#### What the task requires
Which lines include the word "code"? Copy each of them.

[Start of Records supplied]

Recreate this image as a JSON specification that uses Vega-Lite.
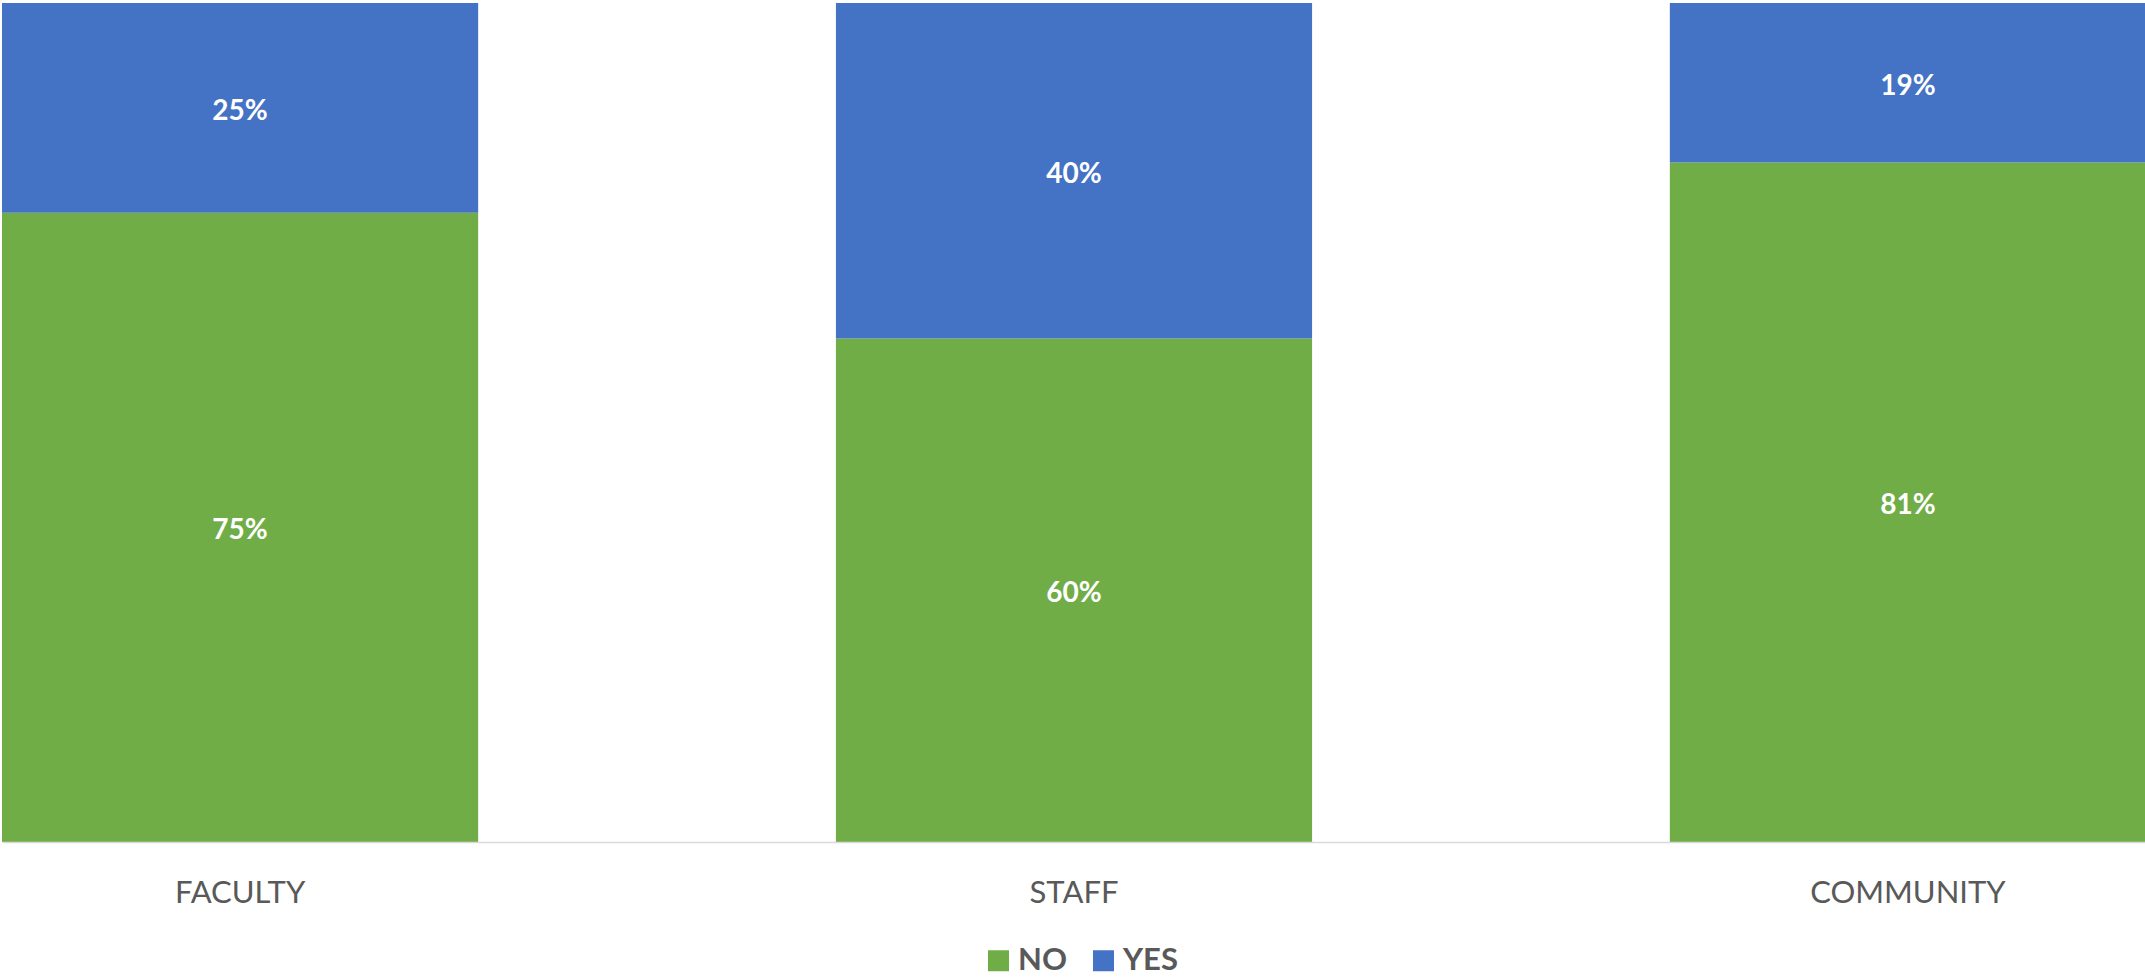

[End of Records supplied]
[Start of Records supplied]

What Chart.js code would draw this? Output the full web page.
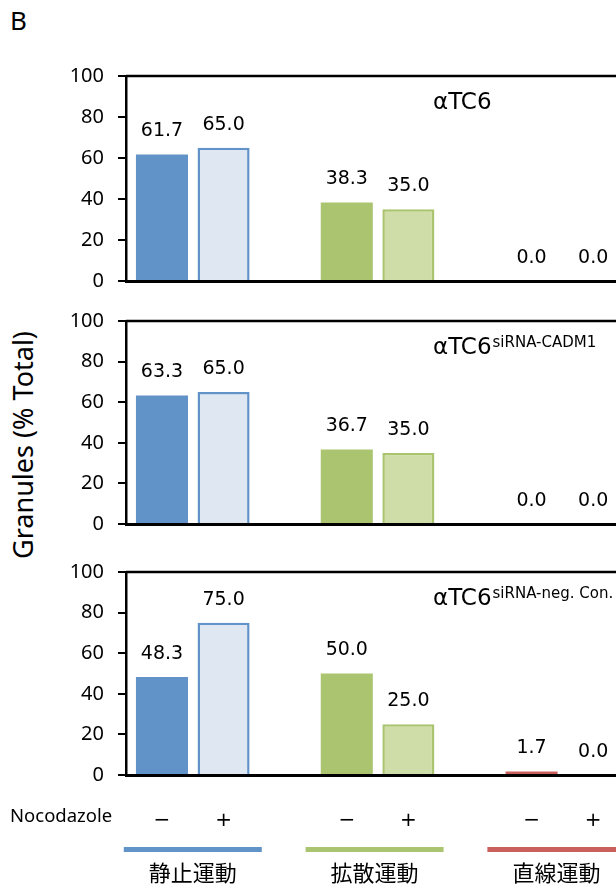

[End of Records supplied]
[Start of Records supplied]

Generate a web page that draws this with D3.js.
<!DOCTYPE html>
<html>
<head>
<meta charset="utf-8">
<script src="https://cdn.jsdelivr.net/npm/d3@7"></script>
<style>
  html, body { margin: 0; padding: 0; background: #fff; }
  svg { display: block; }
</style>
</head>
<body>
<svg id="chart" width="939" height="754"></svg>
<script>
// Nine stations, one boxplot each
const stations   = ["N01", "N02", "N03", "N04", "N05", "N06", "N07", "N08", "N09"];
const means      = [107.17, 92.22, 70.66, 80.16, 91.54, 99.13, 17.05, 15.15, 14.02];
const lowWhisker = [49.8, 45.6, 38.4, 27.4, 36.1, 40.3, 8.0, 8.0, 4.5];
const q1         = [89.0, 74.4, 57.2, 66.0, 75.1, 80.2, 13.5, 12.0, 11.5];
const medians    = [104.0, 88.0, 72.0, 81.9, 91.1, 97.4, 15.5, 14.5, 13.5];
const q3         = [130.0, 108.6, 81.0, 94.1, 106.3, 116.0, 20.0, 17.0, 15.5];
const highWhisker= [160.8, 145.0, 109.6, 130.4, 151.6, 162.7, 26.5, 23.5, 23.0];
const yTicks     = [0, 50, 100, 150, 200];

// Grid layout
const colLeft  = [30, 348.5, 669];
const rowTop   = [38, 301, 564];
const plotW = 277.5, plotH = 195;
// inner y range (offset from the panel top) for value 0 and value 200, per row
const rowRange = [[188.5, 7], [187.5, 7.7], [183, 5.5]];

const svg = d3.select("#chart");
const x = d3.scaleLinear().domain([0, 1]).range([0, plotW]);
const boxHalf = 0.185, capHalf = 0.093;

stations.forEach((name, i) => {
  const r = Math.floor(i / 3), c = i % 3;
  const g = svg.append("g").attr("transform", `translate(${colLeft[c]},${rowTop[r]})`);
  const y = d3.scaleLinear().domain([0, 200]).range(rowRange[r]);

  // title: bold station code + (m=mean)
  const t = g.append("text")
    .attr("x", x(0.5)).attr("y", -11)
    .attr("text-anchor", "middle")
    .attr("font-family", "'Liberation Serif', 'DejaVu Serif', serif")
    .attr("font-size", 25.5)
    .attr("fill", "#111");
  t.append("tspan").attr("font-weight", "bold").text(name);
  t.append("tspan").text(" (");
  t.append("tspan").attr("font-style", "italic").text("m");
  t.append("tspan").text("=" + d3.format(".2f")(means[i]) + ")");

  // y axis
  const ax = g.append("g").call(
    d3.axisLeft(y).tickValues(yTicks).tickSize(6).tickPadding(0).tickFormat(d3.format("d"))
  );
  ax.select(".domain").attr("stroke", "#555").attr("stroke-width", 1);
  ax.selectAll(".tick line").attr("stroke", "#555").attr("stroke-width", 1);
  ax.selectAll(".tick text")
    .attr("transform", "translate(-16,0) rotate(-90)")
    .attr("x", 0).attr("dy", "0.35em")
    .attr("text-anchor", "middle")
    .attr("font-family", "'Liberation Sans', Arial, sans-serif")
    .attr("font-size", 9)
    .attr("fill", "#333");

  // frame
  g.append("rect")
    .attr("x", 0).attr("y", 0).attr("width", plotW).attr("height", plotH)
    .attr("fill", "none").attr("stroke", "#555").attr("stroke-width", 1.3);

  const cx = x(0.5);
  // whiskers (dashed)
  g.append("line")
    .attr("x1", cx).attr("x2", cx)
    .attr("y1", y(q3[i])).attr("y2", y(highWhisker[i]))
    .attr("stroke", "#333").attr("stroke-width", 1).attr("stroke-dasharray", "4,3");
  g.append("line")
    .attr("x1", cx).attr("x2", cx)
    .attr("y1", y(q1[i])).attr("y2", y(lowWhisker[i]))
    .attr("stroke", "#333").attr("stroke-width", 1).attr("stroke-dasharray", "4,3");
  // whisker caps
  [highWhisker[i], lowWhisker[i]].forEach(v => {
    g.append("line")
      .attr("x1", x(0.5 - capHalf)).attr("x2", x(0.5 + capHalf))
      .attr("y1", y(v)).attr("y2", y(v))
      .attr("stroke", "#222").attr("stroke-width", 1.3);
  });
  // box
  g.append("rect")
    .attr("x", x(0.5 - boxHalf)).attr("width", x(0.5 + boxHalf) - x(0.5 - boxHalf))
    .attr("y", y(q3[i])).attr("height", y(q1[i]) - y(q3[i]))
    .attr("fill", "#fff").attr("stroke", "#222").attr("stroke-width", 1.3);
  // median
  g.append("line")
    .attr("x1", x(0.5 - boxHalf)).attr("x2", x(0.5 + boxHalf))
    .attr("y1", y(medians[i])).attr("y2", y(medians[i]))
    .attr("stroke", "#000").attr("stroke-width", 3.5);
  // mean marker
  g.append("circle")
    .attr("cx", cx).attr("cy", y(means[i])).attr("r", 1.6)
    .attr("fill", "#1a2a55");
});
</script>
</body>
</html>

[End of Records supplied]

#### Finished task
What Chart.js code would draw this? Output the full web page.
  // title: bold station code + (m=mean)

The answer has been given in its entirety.